Upamanyu Hazarika, convenor of Prabajan Virodhi Manch said that this particular provision on the form has raised a lot of concern in the public domain that this will be a strong deterrent to filing any objection. The reliance is on section 17 of the Citizenship Act, 1955 which provides that any person who procuring anything to be done or not to be done under that Act knowingly makes any representation which is false in a material particular shall be punishable up to imprisonment of five years and fine of up to Rs 50,000. This is in respect of the Citizenship Act which regulates the right to grant of citizenship through various modes, by birth, by descent, registration, naturalization, overseas citizenship, etc.
Hazarika said that the grant of citizenship by these different modes requires furnishing of information, particulars in prescribed forms in this regard. It is in respect of such particulars that will be furnished towards the grant of citizenship that an offence has been construed in respect of particulars supplied by those seeking citizenship.
Section 14 A inserted by amendment of December 3, 2004 deals with issuance of national identity cards after registering every citizen of India. There is no reference in the Citizenship Act to any objection to be filed regarding grant of citizenship. The NRC updating exercise is carried out under the Citizenship (Registration of Citizens and Issue of National Cards) Rules 2003.

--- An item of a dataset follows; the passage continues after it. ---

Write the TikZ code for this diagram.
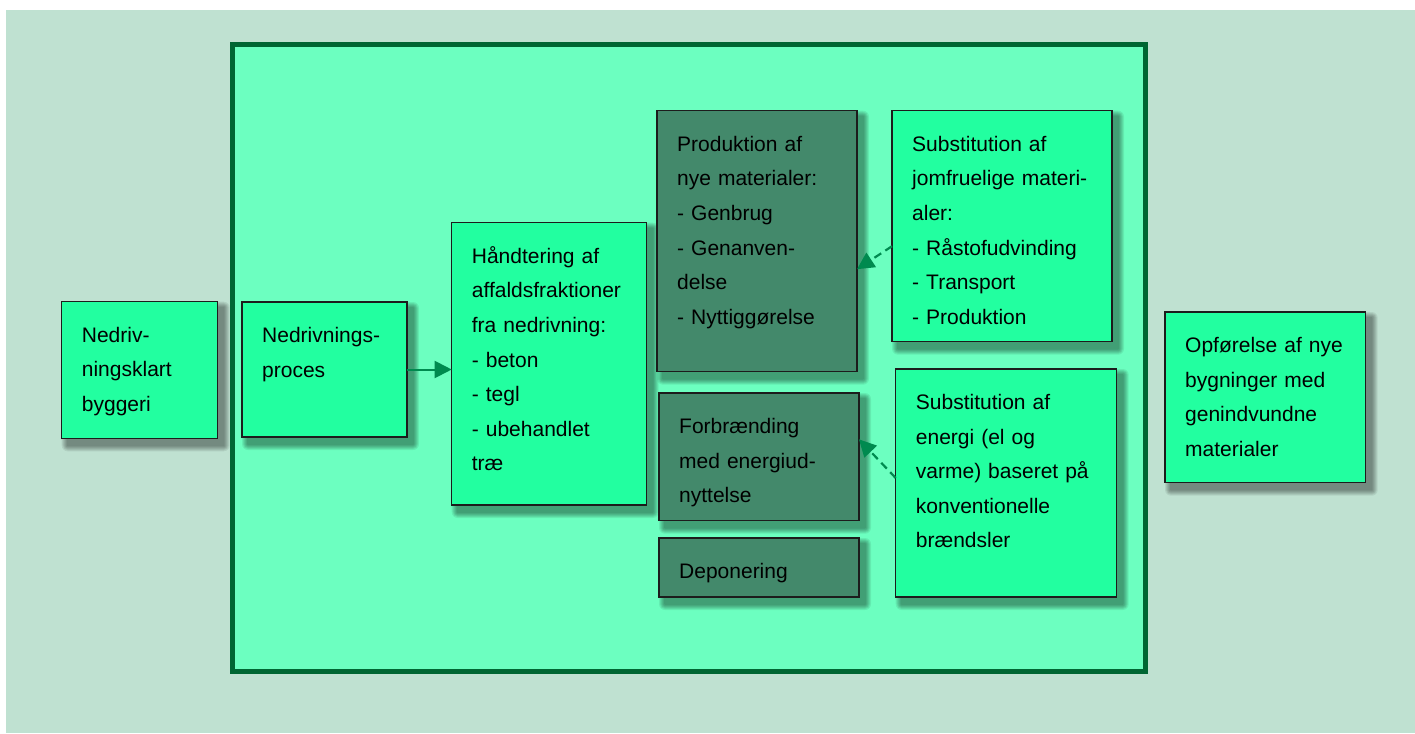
\documentclass[tikz,border=0pt]{standalone}
\usepackage{fontspec}
\setmainfont{Liberation Sans}
\usetikzlibrary{arrows.meta,calc}

\definecolor{bgcol}{HTML}{BFE1D1}
\definecolor{framefill}{HTML}{6CFFC0}
\definecolor{frameline}{HTML}{006633}
\definecolor{boxlight}{HTML}{22FFA0}
\definecolor{boxdark}{HTML}{43896B}
\definecolor{boxline}{HTML}{1C1C1C}
\definecolor{arrowcol}{HTML}{008A4F}

\pgfdeclarelayer{canvaslayer}
\pgfdeclarelayer{framelayer}
\pgfdeclarelayer{shadowlayer}
\pgfsetlayers{canvaslayer,framelayer,shadowlayer,main}

\begin{document}
\begin{tikzpicture}[x=1pt,y=-1pt,
  box/.style={draw=boxline, line width=1.3pt, inner sep=0pt, outer sep=0pt, anchor=north west},
  light/.style={box, fill=boxlight},
  dark/.style={box, fill=boxdark},
  txt/.style={anchor=base west, align=left, text width=230pt, inner sep=0pt,
    font=\fontsize{21}{34.6}\selectfont, xshift=20pt, yshift=-40.5pt},
  flow/.style={draw=arrowcol, line width=2pt, -{Triangle[length=17pt,width=17pt]}},
  feed/.style={flow, line width=2.2pt, dash pattern=on 8pt off 5pt}]

% canvas
\useasboundingbox (0,0) rectangle (1415,733);
\begin{pgfonlayer}{canvaslayer}
\fill[bgcol] (6,10) rectangle (1415,733);
\end{pgfonlayer}

% outer process frame
\begin{pgfonlayer}{framelayer}
\node[draw=frameline, fill=framefill, line width=5pt, inner sep=0pt, outer sep=0pt,
  anchor=north west, minimum width=913pt, minimum height=626pt] (frame) at (232,45) {};
\end{pgfonlayer}

% boxes
\node[light, minimum width=156pt, minimum height=136.6pt] (nk) at (61.7,301.7) {};
\node[light, minimum width=165pt, minimum height=135pt]   (np) at (242,302) {};
\node[light, minimum width=195pt, minimum height=282.3pt] (hf) at (451.7,222.7) {};
\node[dark,  minimum width=200pt, minimum height=261pt]   (pm) at (657,110.7) {};
\node[light, minimum width=220pt, minimum height=231pt]   (sj) at (892,110.7) {};
\node[dark,  minimum width=200pt, minimum height=127.7pt] (fe) at (659,393) {};
\node[dark,  minimum width=200pt, minimum height=59pt]    (dp) at (659,538) {};
\node[light, minimum width=221pt, minimum height=228pt]   (se) at (895.7,369) {};
\node[light, minimum width=200.7pt, minimum height=170.7pt] (op) at (1165,312) {};

% soft drop shadows
\begin{pgfonlayer}{shadowlayer}
\foreach \n in {nk,np,hf,pm,sj,fe,dp,se,op}{
  \foreach \r in {1,...,6}{
    \fill[black, opacity=0.075, rounded corners=\r pt]
      ([shift={(6-\r,6-\r)}]\n.north west) rectangle ([shift={(6+\r,7+\r)}]\n.south east);
  }
}
\end{pgfonlayer}

% box texts
\node[txt] (tnk) at (nk.north west) {Nedriv-\\ningsklart\\byggeri};
\node[txt] (tnp) at (np.north west) {Nedrivnings-\\proces};
\node[txt] (thf) at (hf.north west) {Håndtering af\\affaldsfraktioner\\fra nedrivning:\\- beton\\- tegl\\- ubehandlet\\træ};
\node[txt] (tpm) at (pm.north west) {Produktion af\\nye materialer:\\- Genbrug\\- Genanven-\\delse\\- Nyttiggørelse};
\node[txt] (tsj) at (sj.north west) {Substitution af\\jomfruelige materi-\\aler:\\- Råstofudvinding\\- Transport\\- Produktion};
\node[txt] (tfe) at (fe.north west) {Forbrænding\\med energiud-\\nyttelse};
\node[txt] (tdp) at (dp.north west) {Deponering};
\node[txt] (tse) at (se.north west) {Substitution af\\energi (el og\\varme) baseret på\\konventionelle\\brændsler};
\node[txt] (top) at (op.north west) {Opførelse af nye\\bygninger med\\genindvundne\\materialer};

% connectors
\draw[flow] (np.east) -- (np.east -| hf.west);
\draw[feed] ([yshift=-20pt]sj.west) -- ([yshift=-28pt]pm.east);
\draw[feed] ([yshift=5pt]se.west) -- ([yshift=17.5pt]fe.east);

\end{tikzpicture}
\end{document}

These rules set out the manner of preparation of National Register of Citizens and rule 4 A make special provisions with respect to Assam. Rule 9 provides for the Registrar General of Citizen Register specifying the procedure for preparation of NRC and disposal of claims and objections.
Rule 17 of the rules are relevant as it provides that any violation of rules 5, 7, 8, 10, 11 and 14 shall be punishable with fine which may extend to Rs 1000. The rules therefore do not even contemplate any penalty, leave alone any offence in respect of Rule 9 dealing with claims and objections. The Citizenship rules of 2003 under which NRC updating is carried do not create or define an offence in respect of Rule 9 dealing with claims and objections, but section 17 of the Citizenship Act is brought in which applies in terms of the Act only to those who have applied for grant of citizenship.

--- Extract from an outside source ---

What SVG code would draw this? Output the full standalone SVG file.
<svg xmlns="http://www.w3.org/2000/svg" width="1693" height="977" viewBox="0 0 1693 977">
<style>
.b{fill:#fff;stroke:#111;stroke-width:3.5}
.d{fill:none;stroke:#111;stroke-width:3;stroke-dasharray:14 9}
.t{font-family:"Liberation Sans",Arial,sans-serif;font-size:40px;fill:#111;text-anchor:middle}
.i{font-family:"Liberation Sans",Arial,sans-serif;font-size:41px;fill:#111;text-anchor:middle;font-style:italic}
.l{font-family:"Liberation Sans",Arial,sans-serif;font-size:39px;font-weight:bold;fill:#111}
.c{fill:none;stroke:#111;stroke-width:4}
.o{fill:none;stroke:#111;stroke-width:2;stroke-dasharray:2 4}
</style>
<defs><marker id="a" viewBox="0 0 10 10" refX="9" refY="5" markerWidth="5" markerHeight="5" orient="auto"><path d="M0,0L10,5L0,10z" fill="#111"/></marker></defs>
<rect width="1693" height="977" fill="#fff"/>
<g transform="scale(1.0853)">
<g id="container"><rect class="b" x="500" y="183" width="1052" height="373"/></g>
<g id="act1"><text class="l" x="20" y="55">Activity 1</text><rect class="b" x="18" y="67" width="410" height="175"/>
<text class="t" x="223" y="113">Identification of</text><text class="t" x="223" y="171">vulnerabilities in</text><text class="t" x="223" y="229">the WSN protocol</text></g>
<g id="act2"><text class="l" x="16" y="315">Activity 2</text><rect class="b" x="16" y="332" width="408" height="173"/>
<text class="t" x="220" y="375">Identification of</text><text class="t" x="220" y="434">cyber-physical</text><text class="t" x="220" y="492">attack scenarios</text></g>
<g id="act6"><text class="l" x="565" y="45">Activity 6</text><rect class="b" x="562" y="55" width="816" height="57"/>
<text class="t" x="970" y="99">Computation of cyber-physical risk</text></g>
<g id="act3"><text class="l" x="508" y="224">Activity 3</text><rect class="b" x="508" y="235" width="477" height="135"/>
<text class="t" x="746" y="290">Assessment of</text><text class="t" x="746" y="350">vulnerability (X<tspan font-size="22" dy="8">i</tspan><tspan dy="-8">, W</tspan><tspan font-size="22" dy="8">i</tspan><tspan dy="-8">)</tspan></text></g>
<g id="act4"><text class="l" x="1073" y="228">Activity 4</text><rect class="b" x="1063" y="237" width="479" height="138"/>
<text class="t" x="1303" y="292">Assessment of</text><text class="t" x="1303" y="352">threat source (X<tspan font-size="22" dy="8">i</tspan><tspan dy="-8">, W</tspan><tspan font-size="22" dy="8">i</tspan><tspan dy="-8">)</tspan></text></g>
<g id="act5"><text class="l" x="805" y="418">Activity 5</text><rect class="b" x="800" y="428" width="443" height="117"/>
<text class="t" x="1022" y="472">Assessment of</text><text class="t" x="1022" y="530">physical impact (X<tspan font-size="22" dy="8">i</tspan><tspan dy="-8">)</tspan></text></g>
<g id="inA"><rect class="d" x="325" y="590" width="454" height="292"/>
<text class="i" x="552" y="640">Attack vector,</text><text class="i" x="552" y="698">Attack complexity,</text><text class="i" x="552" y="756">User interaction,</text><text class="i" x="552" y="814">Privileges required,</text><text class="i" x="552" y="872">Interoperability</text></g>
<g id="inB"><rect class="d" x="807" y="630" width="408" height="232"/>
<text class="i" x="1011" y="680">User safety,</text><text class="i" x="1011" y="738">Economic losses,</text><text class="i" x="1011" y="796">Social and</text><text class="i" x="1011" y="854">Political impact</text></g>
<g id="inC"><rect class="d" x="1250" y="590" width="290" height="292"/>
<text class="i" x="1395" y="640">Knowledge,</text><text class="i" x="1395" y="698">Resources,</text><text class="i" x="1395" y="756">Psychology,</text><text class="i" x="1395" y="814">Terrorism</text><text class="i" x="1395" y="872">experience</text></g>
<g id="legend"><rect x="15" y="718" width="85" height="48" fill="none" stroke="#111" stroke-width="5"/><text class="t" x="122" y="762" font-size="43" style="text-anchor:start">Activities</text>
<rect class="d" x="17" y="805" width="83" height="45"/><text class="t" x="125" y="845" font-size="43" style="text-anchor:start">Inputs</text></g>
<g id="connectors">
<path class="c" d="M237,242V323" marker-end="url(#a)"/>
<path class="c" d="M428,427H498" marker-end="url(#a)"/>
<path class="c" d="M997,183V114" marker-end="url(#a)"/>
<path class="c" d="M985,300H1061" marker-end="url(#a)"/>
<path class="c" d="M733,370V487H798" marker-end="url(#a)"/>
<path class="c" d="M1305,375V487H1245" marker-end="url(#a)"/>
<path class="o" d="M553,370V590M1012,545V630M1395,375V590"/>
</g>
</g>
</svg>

Even there is a qualification, someone who “knowingly” makes any representation which is false in a material particular. Knowledge of such representation being false is a requirement to be proved.
In the present case, the form merely says false representation, which itself is misleading of the provisions of the Citizenship Act, even though Section 17 does not appear to be applicable.
The whole exercise of inviting objections seems to be rendered a nullity as it will be a strong deterrent to any person to file any objection and in fact the provision defining the offence at Section 17 of the Citizenship Act does not appear to be applicable and impliedly excluded by the rules, which provide for a fine of Rs 1000 as the maximum penalty. In the case of claims and objections in terms of rule 9, there is no penalty prescribed in respect of the falsity of any information in this process.
Hazarika said that the requisite authorities will be well advised to seek legal counsel / opinion in this regard as to the correctness and validity of the insertion of such a warning to the objector.